Exclude the pictures and reproduce the remaining data exactly as written.

>>>>

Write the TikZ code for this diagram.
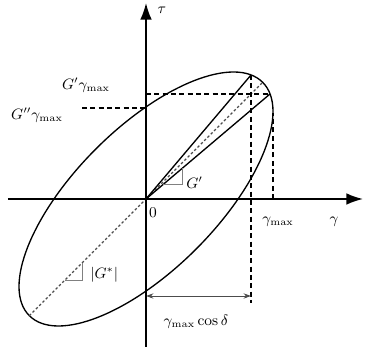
\documentclass[tikz,border=0pt]{standalone}
\usetikzlibrary{arrows.meta}
\begin{document}
\begin{tikzpicture}[x=0.6pt,y=0.6pt,
  axis/.style={line width=1pt,-{Latex[length=10pt,width=7pt]}},
  curve/.style={line width=0.8pt},
  dashline/.style={line width=0.95pt,dash pattern=on 3pt off 2pt},
  dotline/.style={line width=0.7pt,gray!60!black,dash pattern=on 1.5pt off 1.3pt},
  slopemark/.style={line width=0.55pt,gray},
  dimarrow/.style={line width=0.55pt,gray!60!black,{Stealth[length=4.5pt,width=3.2pt]}-{Stealth[length=4.5pt,width=3.2pt]}},
  lbl/.style={font=\fontsize{9}{10}\selectfont,inner sep=0pt}]
\useasboundingbox (-146,-148) rectangle (220,199);
% key points
\coordinate (O) at (0,0);
\coordinate (T) at (105,124);
\coordinate (R) at (124,105);
\coordinate (Xr) at (127,0);
\coordinate (Xrt) at (127,86);
\coordinate (Ya) at (0,91);
\coordinate (Gl) at (-64,91);
\coordinate (Yb) at (0,105);
\coordinate (Dtop) at (116.7,116.7);
\coordinate (Dbot) at (-116.7,-116.7);
\coordinate (Tb) at (105,-104);
\coordinate (A1) at (0,-97);
\coordinate (A2) at (105,-97);
\coordinate (XL) at (-138,0);
\coordinate (XR) at (217,0);
\coordinate (YB) at (0,-148);
\coordinate (YT) at (0,196);
% slope marks
\coordinate (s1) at (17,14.4);
\coordinate (s2) at (36,14.4);
\coordinate (s3) at (36,30.5);
\coordinate (g1) at (-81,-81);
\coordinate (g2) at (-64,-81);
\coordinate (g3) at (-64,-64);
% ellipse
\draw[curve,rotate=45] (O) ellipse [x radius=99pt, y radius=42.5pt];
% lines
\draw[dotline] (Dbot) -- (Dtop);
\draw[curve] (O) -- (T);
\draw[curve] (O) -- (R);
\draw[dashline] (Yb) -- (R);
\draw[dashline] (Gl) -- (Ya);
\draw[dashline] (Xr) -- (Xrt);
\draw[dashline] (T) -- (Tb);
\draw[slopemark] (s1) -- (s2) -- (s3);
\draw[slopemark] (g1) -- (g2) -- (g3);
\draw[dimarrow] (A1) -- (A2);
% axes
\draw[axis] (XL) -- (XR);
\draw[axis] (YB) -- (YT);
% labels
\node[lbl] (tau) at (16,189) {$\tau$};
\node[lbl] (gam) at (188,-23) {$\gamma$};
\node[lbl] (zero) at (7,-14) {$0$};
\node[lbl] (gmax) at (132,-23) {$\gamma_{\mathrm{max}}$};
\node[lbl] (Gp) at (-60,114) {$G'\gamma_{\mathrm{max}}$};
\node[lbl] (Gpp) at (-109,84) {$G''\gamma_{\mathrm{max}}$};
\node[lbl] (cosd) at (50,-123) {$\gamma_{\mathrm{max}}\cos\delta$};
\node[lbl,anchor=west] (Gpl) at (40,16) {$G'$};
\node[lbl,anchor=west] (Gsl) at (-56,-76) {$|G^*|$};
\end{tikzpicture}
\end{document}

<<<<

THE OUTPUT →
Write the TikZ code for this diagram.
\documentclass[tikz,border=0pt]{standalone}
\usetikzlibrary{arrows.meta}
\begin{document}
\begin{tikzpicture}[x=0.6pt,y=0.6pt,
  axis/.style={line width=1pt,-{Latex[length=10pt,width=7pt]}},
  curve/.style={line width=0.8pt},
  dashline/.style={line width=0.95pt,dash pattern=on 3pt off 2pt},
  dotline/.style={line width=0.7pt,gray!60!black,dash pattern=on 1.5pt off 1.3pt},
  slopemark/.style={line width=0.55pt,gray},
  dimarrow/.style={line width=0.55pt,gray!60!black,{Stealth[length=4.5pt,width=3.2pt]}-{Stealth[length=4.5pt,width=3.2pt]}},
  lbl/.style={font=\fontsize{9}{10}\selectfont,inner sep=0pt}]
\useasboundingbox (-146,-148) rectangle (220,199);
% key points
\coordinate (O) at (0,0);
\coordinate (T) at (105,124);
\coordinate (R) at (124,105);
\coordinate (Xr) at (127,0);
\coordinate (Xrt) at (127,86);
\coordinate (Ya) at (0,91);
\coordinate (Gl) at (-64,91);
\coordinate (Yb) at (0,105);
\coordinate (Dtop) at (116.7,116.7);
\coordinate (Dbot) at (-116.7,-116.7);
\coordinate (Tb) at (105,-104);
\coordinate (A1) at (0,-97);
\coordinate (A2) at (105,-97);
\coordinate (XL) at (-138,0);
\coordinate (XR) at (217,0);
\coordinate (YB) at (0,-148);
\coordinate (YT) at (0,196);
% slope marks
\coordinate (s1) at (17,14.4);
\coordinate (s2) at (36,14.4);
\coordinate (s3) at (36,30.5);
\coordinate (g1) at (-81,-81);
\coordinate (g2) at (-64,-81);
\coordinate (g3) at (-64,-64);
% ellipse
\draw[curve,rotate=45] (O) ellipse [x radius=99pt, y radius=42.5pt];
% lines
\draw[dotline] (Dbot) -- (Dtop);
\draw[curve] (O) -- (T);
\draw[curve] (O) -- (R);
\draw[dashline] (Yb) -- (R);
\draw[dashline] (Gl) -- (Ya);
\draw[dashline] (Xr) -- (Xrt);
\draw[dashline] (T) -- (Tb);
\draw[slopemark] (s1) -- (s2) -- (s3);
\draw[slopemark] (g1) -- (g2) -- (g3);
\draw[dimarrow] (A1) -- (A2);
% axes
\draw[axis] (XL) -- (XR);
\draw[axis] (YB) -- (YT);
% labels
\node[lbl] (tau) at (16,189) {$\tau$};
\node[lbl] (gam) at (188,-23) {$\gamma$};
\node[lbl] (zero) at (7,-14) {$0$};
\node[lbl] (gmax) at (132,-23) {$\gamma_{\mathrm{max}}$};
\node[lbl] (Gp) at (-60,114) {$G'\gamma_{\mathrm{max}}$};
\node[lbl] (Gpp) at (-109,84) {$G''\gamma_{\mathrm{max}}$};
\node[lbl] (cosd) at (50,-123) {$\gamma_{\mathrm{max}}\cos\delta$};
\node[lbl,anchor=west] (Gpl) at (40,16) {$G'$};
\node[lbl,anchor=west] (Gsl) at (-56,-76) {$|G^*|$};
\end{tikzpicture}
\end{document}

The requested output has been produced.